AHA’s position in the brief states that “its members support reproductive choice and believe that the HHS regulations forbidding the provision of information about abortion in Title X-funded programs can only have a negative effect on women's health and the integrity of counselors.” Click here: 1990 WL 10012647 for a copy of the Brief of Amici Curiae.

June 2002 – Paulson v. City of San Diego, 294 F.3d 1124 (9th Cir. 2002)

Active AHA leader and longtime member, Paulson, filed suit demanding a cross be removed from pubic grounds.  The court held that the sale of public land on which a 43-foot-high Latin cross stood was structured in a manner that violated California constitutional provision banning any official involvement which had the direct, immediate, and substantial effect of promoting religious purposes.

June 2003 – Freethought Soc. of Greater Philadelphia v. Chester County, 334 F.3d 247 (3rd Cir. 2003)
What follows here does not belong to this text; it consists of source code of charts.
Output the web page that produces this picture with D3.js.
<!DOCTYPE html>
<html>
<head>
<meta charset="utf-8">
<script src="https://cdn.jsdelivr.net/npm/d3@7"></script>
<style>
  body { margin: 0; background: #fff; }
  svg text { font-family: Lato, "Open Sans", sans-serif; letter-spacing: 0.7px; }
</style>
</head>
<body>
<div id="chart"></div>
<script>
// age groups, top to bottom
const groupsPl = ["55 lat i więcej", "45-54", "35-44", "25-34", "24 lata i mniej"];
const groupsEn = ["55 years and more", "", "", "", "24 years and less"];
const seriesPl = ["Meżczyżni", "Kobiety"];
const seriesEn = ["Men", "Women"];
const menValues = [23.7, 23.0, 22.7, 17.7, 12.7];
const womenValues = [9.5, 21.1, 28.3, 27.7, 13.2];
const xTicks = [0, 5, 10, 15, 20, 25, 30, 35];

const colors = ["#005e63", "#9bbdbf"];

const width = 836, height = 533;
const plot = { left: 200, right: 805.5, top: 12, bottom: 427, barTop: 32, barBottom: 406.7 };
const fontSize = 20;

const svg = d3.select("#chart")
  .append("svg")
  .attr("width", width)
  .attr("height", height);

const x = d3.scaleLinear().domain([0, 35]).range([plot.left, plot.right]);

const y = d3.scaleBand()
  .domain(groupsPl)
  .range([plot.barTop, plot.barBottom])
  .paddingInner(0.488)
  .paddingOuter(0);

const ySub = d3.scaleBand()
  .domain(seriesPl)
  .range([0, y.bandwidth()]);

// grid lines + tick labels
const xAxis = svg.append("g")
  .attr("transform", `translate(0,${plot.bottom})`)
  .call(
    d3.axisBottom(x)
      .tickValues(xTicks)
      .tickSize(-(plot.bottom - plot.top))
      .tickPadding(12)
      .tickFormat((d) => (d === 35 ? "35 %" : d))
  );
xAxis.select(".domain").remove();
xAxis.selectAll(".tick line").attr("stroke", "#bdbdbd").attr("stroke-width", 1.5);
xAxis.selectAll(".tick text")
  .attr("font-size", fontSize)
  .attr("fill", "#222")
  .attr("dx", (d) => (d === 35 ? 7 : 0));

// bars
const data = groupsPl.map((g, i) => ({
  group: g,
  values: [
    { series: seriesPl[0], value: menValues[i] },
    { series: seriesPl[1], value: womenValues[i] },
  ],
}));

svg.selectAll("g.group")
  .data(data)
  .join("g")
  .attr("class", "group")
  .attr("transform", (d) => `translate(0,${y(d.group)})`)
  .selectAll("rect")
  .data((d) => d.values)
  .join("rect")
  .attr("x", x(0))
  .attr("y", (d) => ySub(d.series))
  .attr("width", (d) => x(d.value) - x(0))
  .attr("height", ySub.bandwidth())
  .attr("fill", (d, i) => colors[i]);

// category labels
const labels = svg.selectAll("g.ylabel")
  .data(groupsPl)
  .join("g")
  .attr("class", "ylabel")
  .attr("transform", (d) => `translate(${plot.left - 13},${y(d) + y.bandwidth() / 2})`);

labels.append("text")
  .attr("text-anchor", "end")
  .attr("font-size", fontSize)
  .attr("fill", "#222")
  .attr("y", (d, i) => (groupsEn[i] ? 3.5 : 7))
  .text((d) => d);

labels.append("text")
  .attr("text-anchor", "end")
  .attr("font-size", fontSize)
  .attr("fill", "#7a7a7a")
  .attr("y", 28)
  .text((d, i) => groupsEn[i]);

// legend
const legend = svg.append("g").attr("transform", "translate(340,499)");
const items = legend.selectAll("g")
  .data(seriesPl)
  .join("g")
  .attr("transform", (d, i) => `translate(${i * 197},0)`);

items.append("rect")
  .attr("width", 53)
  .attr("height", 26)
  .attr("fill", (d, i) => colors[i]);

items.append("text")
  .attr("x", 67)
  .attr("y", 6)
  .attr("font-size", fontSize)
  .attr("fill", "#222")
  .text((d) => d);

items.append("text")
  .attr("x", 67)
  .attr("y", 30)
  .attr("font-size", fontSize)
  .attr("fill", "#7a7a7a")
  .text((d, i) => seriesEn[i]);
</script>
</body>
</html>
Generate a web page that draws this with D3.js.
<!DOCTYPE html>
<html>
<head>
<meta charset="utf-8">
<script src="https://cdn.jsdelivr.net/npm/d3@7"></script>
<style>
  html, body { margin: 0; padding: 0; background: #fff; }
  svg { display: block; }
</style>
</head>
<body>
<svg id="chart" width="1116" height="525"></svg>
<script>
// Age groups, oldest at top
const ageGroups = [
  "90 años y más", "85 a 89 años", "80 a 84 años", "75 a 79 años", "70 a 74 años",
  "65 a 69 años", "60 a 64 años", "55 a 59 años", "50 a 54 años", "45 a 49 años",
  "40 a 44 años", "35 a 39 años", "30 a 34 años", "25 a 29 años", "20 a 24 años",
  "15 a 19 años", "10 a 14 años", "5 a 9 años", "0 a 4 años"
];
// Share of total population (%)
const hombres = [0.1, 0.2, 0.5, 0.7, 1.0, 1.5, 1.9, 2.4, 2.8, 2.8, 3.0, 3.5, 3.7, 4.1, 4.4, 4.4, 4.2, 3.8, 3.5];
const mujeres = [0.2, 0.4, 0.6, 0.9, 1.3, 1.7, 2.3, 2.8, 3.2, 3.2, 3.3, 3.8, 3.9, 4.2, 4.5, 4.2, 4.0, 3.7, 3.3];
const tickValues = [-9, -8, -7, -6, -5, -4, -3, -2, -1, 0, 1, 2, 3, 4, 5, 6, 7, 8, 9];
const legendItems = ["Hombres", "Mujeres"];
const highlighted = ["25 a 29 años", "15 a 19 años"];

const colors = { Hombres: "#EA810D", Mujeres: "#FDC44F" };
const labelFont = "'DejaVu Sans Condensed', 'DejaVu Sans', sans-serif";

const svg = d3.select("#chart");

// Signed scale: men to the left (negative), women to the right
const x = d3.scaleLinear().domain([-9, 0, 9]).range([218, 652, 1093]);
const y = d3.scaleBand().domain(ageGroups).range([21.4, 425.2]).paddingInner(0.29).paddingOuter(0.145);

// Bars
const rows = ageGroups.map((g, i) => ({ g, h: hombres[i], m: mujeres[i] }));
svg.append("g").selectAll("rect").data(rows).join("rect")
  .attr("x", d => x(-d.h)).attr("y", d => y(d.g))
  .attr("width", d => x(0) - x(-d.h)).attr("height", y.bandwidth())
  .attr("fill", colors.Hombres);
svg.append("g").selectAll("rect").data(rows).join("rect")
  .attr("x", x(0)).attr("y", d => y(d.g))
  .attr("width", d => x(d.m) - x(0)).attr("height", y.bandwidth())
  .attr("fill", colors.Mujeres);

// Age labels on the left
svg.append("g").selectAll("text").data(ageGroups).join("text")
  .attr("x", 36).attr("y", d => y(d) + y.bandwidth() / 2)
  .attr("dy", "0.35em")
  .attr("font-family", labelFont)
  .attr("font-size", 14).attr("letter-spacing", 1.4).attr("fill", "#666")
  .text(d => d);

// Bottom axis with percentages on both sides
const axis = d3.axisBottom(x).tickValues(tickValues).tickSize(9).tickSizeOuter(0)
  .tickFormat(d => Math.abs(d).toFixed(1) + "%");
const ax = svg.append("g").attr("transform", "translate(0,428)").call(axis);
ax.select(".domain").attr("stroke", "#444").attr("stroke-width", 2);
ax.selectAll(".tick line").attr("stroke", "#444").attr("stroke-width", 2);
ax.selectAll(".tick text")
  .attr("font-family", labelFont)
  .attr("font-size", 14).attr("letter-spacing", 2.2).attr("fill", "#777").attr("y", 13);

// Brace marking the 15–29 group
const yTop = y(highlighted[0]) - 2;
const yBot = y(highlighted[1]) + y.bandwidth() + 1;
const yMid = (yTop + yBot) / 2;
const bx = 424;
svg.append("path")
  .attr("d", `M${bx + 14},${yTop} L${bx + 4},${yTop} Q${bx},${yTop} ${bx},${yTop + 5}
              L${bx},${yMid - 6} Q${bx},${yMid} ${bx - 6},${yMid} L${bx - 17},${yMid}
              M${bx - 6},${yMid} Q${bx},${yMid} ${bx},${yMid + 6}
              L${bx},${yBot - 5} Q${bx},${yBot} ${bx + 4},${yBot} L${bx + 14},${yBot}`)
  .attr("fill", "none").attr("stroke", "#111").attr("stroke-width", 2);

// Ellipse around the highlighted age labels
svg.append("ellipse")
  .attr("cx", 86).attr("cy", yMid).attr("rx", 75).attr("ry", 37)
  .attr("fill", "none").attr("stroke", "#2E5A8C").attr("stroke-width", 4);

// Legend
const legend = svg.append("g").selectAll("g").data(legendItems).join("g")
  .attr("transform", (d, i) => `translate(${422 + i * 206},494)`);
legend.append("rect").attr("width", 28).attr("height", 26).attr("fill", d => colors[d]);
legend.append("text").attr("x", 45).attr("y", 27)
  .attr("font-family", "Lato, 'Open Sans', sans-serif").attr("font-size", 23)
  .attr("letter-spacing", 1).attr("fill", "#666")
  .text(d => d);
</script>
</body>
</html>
The AHA filed an amicus brief in an effort to remove Ten Commandments plaque from the Chester County Courthouse façade. The Court of Appeals held that a reasonable observer, aware of history of 82-year-old plaque, would not have viewed the county’s refusal to remove plaque as an endorsement of religion and concluded that the façade did not violate the Establishment Clause.

Click here: 2002 WL 32817115 (Appellate Brief) Brief of Americans for Religious Liberty, The American Humanist Association, The American Ethical Union, The Philadelphia Ethical Society, The Unitarian Universalist Association, The Society for Humanistic Judaism, Amici Curiae, Urging Affirmance of the District Court (Dec. 13, 2002)

September 2002 – Scheidler v. National Organization for Women, Inc. 537 U.S. 393 (2003)

AHA was one of the first organizations to join an amicus curiae brief in this challenge brought by women’s rights organization and abortion clinics against a coalition of antiabortion groups, alleging that defendants were members of nationwide conspiracy to shut down abortion clinics through a pattern of racketeering activity in violation of Racketeer Influenced and Corrupt Organizations Act (RICO).

Other signatories of this brief include: The Religious Coalition for Reproductive Choice, Disciples for Choice, Americans for Religious Liberty, The National Council of Jewish Women, Inc., United Church of Christ Justice and Witness Ministries, Lutheran Women’s Caucus, The Women's Rabbinic Network of the Central Conference of American Rabbis, The Unitarian Universalist Association

AHA states in the brief that: “AHA affirms the right to privacy and the right of every woman to freedom of conscience and freedom of choice in dealing with problem pregnancies.”

The Supreme Court held that by interfering with, disrupting, and in some instances “shutting down” clinics that performed abortions, individual and corporate organizers of antiabortion protest network did not “obtain” or attempt to obtain property from women’s rights organization or abortion clinics, and so did not commit “extortion” under the Hobbs Act, as required for organization and clinics to establish RICO predicate offense.